STATED TASK
Pick out every line holding the string "this" and copy it.
-- START RECORDS SHOWN --
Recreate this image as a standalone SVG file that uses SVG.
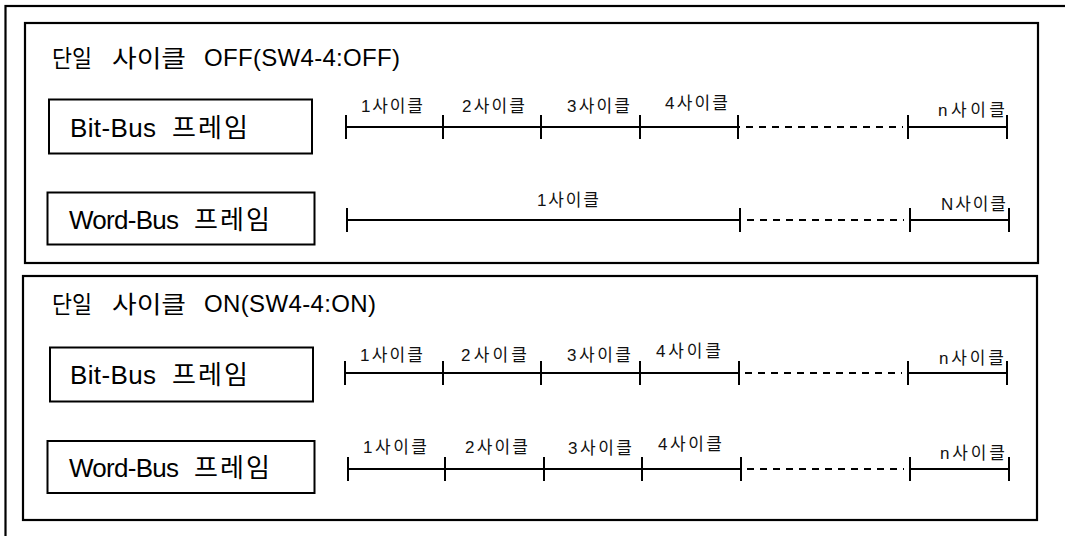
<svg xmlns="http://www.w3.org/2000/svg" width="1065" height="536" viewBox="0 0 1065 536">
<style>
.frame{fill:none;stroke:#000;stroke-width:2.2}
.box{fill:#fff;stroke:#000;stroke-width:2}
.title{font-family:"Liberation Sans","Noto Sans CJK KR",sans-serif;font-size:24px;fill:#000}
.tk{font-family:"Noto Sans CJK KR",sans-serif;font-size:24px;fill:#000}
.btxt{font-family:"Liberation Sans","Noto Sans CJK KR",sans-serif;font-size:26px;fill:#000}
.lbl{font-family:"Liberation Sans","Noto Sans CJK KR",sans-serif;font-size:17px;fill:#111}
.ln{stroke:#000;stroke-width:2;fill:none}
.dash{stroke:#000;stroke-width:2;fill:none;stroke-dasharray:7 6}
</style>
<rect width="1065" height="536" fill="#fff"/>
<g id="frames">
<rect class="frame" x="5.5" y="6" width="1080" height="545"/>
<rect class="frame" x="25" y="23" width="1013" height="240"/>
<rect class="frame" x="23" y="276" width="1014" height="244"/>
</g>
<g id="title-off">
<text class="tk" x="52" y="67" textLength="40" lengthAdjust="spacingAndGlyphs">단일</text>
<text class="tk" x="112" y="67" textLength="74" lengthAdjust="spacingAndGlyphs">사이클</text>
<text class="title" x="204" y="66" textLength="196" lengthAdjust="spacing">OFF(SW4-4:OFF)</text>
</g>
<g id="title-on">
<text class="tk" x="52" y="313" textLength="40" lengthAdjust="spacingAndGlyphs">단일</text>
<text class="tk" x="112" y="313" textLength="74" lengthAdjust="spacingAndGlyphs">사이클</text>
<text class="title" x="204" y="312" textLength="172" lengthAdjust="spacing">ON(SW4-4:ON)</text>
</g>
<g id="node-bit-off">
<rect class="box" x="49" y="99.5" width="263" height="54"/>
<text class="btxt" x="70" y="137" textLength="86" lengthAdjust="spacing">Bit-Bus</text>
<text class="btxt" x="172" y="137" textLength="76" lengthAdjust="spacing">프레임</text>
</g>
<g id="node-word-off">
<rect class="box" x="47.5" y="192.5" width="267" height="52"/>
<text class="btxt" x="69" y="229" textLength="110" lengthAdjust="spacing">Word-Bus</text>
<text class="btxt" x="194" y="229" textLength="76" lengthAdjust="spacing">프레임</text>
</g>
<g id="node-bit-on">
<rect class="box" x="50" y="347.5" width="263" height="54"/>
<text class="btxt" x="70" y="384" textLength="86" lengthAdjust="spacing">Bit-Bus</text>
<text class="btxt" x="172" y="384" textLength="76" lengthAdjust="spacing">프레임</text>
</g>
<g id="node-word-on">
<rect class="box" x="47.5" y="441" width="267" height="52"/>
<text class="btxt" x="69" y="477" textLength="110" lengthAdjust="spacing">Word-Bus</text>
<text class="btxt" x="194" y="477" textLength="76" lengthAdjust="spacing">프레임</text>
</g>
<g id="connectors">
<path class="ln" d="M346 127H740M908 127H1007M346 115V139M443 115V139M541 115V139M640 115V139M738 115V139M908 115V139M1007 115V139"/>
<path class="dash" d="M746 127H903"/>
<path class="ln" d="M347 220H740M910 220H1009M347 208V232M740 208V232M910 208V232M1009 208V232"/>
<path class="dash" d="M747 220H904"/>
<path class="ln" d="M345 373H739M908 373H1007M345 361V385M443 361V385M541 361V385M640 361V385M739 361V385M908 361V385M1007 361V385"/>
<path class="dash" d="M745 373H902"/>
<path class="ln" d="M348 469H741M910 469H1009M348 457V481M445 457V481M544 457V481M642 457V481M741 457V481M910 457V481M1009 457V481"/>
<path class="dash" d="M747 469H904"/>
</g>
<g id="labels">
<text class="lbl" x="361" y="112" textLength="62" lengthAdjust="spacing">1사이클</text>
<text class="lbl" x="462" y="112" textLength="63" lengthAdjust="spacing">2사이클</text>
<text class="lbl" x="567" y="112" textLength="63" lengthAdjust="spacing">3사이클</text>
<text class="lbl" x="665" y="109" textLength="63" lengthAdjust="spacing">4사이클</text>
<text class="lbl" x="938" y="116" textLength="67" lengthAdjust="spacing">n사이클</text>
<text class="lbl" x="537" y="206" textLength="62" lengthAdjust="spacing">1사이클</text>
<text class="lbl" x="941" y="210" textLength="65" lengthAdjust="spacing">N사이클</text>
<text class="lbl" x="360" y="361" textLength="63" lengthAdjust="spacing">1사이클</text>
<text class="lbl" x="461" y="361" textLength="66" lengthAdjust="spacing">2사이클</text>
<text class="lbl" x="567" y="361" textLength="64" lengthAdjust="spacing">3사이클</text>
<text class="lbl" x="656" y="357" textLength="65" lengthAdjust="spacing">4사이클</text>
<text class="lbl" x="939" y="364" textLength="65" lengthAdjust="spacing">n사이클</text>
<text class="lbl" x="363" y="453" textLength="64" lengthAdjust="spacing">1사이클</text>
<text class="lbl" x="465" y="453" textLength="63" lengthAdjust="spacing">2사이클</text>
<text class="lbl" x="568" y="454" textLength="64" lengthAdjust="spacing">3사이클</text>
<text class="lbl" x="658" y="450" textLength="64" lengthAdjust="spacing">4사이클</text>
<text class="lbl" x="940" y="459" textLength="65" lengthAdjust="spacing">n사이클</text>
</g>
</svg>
-- END RECORDS SHOWN --
-- START RECORDS SHOWN --
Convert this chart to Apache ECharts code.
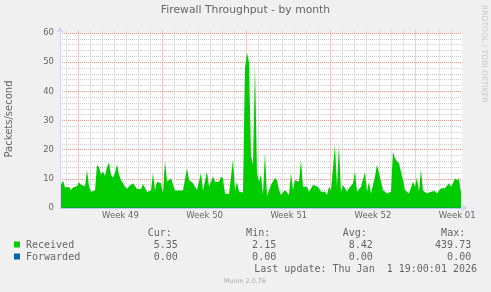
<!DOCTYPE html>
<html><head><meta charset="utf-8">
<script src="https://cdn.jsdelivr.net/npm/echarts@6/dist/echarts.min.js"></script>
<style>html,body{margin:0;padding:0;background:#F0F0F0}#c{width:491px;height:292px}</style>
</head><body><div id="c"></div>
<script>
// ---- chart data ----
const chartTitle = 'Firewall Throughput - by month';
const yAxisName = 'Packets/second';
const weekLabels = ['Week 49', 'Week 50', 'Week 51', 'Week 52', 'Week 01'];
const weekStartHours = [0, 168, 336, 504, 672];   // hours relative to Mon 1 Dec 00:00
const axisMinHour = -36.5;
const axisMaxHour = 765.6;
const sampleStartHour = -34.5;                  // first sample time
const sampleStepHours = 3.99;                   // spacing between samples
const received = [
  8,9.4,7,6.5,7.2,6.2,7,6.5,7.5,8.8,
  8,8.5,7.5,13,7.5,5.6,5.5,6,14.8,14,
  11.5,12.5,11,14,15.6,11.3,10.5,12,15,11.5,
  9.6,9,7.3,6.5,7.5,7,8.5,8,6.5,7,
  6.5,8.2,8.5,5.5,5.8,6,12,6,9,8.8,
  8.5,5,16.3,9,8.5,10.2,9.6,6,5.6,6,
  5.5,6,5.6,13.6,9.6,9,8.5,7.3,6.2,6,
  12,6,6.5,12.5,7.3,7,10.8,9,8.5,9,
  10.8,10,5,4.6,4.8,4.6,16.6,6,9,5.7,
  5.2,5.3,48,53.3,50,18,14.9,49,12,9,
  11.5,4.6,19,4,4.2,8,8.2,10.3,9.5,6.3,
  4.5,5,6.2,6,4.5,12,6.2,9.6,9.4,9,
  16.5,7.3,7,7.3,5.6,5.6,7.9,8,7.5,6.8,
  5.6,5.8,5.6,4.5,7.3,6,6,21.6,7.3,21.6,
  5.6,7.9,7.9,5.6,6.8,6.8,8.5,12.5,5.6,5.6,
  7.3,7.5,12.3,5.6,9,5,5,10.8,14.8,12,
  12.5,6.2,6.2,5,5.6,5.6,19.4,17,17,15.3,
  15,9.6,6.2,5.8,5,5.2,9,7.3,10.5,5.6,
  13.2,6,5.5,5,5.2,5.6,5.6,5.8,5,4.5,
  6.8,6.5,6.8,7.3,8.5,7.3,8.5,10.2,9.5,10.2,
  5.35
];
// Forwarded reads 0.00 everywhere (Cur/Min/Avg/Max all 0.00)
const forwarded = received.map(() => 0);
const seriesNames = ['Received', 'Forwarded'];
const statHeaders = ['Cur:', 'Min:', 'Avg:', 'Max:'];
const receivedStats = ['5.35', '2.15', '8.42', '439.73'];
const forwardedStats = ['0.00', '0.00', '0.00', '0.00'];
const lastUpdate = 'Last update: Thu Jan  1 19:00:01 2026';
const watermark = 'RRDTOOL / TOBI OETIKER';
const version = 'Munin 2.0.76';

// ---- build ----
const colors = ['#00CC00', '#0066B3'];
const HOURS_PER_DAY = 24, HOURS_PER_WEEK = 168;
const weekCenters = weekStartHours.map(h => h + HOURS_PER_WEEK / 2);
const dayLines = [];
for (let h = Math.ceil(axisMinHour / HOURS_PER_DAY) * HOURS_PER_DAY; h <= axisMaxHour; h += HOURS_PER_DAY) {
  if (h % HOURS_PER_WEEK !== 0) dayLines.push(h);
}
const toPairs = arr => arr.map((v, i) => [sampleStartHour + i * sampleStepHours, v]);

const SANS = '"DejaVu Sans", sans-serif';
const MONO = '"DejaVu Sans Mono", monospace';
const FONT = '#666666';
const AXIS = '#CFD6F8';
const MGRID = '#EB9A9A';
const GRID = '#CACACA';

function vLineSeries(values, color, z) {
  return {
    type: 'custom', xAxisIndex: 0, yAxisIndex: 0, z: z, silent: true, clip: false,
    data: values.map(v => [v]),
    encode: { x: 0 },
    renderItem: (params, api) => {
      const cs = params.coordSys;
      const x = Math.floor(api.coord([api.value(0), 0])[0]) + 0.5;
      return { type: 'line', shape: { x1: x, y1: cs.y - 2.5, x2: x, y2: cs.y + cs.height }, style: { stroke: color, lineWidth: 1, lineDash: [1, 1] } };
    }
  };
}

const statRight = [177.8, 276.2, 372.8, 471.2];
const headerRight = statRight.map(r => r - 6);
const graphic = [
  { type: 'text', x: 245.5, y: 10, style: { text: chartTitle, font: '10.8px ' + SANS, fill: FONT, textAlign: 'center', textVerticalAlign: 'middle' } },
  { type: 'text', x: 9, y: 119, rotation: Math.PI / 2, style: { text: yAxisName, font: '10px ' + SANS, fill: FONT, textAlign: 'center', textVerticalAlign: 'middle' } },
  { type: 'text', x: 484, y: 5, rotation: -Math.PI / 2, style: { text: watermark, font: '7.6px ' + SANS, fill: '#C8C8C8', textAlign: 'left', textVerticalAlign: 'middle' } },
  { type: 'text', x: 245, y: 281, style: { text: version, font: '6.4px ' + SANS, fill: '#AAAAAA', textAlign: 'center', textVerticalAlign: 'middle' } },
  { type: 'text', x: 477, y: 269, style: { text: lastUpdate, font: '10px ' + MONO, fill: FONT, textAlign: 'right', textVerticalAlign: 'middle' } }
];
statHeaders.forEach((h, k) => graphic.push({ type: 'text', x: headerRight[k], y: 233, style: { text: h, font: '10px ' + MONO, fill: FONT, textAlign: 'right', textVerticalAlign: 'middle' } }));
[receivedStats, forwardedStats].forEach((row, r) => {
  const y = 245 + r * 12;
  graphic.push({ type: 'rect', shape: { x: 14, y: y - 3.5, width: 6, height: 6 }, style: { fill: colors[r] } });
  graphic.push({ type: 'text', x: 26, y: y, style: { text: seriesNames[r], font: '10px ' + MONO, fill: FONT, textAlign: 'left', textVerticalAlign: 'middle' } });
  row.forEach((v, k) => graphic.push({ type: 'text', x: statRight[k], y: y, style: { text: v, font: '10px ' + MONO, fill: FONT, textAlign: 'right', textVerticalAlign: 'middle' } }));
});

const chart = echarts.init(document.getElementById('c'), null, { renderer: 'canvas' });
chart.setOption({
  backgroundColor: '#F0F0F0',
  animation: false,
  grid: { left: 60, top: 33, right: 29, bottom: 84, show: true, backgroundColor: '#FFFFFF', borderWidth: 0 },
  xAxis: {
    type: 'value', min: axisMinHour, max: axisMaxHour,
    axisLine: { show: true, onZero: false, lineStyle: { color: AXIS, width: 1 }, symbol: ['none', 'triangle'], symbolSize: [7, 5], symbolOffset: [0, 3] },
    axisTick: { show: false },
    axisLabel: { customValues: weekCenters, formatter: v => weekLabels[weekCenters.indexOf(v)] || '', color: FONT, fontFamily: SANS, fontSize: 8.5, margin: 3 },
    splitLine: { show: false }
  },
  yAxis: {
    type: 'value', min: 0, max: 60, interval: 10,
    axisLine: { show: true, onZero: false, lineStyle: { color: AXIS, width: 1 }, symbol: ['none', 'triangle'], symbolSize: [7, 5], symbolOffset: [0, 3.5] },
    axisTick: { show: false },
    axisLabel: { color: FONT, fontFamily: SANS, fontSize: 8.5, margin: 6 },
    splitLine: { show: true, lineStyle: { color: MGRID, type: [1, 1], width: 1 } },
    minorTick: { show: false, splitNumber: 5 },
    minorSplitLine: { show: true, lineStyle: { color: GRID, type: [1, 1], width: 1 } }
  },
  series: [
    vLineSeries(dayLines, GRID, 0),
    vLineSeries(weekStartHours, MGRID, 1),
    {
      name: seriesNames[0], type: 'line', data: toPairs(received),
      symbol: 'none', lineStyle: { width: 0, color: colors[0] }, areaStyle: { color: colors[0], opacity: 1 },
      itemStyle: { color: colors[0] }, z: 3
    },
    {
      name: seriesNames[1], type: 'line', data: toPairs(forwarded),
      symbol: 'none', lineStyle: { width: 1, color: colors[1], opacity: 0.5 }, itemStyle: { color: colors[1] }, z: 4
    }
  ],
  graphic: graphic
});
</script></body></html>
-- END RECORDS SHOWN --
-- START RECORDS SHOWN --
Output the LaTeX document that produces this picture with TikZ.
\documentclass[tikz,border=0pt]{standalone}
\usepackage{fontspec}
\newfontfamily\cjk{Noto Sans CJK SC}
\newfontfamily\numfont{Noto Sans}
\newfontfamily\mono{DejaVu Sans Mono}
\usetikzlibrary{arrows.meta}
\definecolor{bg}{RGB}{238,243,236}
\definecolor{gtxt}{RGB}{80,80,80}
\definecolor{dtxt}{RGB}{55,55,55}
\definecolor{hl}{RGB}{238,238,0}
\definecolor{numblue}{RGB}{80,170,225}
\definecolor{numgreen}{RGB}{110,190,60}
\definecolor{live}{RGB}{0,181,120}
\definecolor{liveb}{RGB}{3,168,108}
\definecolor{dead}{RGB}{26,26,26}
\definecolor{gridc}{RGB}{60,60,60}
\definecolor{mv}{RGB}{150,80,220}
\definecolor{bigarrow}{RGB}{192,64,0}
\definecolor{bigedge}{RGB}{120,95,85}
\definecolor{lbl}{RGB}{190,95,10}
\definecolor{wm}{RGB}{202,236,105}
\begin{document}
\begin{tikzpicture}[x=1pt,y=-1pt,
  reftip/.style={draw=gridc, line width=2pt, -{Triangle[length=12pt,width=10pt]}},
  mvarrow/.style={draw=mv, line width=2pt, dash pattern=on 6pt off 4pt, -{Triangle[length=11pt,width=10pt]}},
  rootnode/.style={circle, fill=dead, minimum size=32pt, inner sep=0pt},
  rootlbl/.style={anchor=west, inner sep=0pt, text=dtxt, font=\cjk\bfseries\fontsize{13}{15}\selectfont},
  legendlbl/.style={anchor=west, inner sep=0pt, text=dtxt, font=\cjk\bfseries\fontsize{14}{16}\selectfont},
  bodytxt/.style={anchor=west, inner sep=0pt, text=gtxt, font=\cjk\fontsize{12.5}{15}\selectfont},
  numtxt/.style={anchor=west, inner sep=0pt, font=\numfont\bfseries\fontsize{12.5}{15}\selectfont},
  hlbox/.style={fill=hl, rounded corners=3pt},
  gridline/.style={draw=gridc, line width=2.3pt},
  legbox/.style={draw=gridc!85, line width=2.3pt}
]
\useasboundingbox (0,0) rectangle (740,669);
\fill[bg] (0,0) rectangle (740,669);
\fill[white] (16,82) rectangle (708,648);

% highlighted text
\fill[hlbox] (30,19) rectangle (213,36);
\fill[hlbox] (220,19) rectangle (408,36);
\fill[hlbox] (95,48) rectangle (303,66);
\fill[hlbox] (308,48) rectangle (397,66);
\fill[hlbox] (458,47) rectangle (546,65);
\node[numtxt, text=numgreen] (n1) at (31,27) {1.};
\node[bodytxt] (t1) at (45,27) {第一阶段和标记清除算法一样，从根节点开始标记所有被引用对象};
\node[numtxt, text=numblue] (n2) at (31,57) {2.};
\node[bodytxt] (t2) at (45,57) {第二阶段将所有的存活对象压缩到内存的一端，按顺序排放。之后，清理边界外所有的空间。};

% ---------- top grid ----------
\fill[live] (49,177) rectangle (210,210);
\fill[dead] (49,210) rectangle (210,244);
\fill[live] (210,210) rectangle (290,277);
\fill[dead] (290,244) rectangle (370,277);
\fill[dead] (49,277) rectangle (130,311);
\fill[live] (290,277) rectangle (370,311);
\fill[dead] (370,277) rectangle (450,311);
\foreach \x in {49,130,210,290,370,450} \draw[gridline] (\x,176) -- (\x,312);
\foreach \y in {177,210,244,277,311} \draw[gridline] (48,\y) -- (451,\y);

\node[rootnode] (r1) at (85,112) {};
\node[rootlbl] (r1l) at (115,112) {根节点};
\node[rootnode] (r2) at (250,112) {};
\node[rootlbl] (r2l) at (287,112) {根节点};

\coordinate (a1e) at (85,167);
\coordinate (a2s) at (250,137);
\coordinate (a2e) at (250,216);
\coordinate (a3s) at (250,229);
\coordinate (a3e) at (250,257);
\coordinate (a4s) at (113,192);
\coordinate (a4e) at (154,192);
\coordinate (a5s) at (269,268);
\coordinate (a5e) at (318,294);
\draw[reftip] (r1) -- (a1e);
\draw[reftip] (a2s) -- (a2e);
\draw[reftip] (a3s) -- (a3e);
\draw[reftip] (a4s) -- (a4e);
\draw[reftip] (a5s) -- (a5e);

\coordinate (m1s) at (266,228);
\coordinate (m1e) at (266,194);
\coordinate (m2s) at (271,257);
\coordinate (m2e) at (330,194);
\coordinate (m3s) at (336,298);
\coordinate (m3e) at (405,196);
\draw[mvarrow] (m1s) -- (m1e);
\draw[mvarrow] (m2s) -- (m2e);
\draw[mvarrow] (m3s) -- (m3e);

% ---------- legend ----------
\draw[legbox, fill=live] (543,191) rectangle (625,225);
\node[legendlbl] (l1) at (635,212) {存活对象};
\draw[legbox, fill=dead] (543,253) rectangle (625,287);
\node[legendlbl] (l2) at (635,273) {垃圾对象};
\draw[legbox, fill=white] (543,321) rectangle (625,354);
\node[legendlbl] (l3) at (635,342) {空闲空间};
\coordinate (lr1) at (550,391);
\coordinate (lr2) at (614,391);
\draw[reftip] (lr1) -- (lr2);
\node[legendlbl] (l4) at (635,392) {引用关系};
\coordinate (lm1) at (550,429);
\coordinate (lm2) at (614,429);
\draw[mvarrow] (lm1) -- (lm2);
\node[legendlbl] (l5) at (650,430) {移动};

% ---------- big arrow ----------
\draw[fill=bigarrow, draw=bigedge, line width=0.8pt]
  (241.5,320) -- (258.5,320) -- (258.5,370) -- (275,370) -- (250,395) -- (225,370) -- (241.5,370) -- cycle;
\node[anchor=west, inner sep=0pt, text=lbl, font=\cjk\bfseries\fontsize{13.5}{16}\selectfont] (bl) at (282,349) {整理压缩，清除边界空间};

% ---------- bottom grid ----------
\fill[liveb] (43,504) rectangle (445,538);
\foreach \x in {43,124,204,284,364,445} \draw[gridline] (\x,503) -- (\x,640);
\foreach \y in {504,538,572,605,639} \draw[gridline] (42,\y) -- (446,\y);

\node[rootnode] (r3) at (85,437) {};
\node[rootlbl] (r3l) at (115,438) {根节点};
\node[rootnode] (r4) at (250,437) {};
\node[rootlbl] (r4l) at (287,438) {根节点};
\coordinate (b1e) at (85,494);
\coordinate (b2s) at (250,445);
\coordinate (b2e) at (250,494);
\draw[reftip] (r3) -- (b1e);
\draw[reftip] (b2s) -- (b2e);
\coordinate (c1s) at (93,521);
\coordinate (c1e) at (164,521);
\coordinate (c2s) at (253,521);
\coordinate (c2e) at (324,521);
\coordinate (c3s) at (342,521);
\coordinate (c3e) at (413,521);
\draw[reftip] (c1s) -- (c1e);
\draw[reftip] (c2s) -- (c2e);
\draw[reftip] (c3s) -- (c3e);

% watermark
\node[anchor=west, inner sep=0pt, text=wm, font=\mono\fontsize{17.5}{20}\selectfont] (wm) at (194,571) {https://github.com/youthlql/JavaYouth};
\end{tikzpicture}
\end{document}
-- END RECORDS SHOWN --
RIGHT ANSWER
Recreate this image as a standalone SVG file that uses SVG.
Convert this chart to Apache ECharts code.
Output the LaTeX document that produces this picture with TikZ.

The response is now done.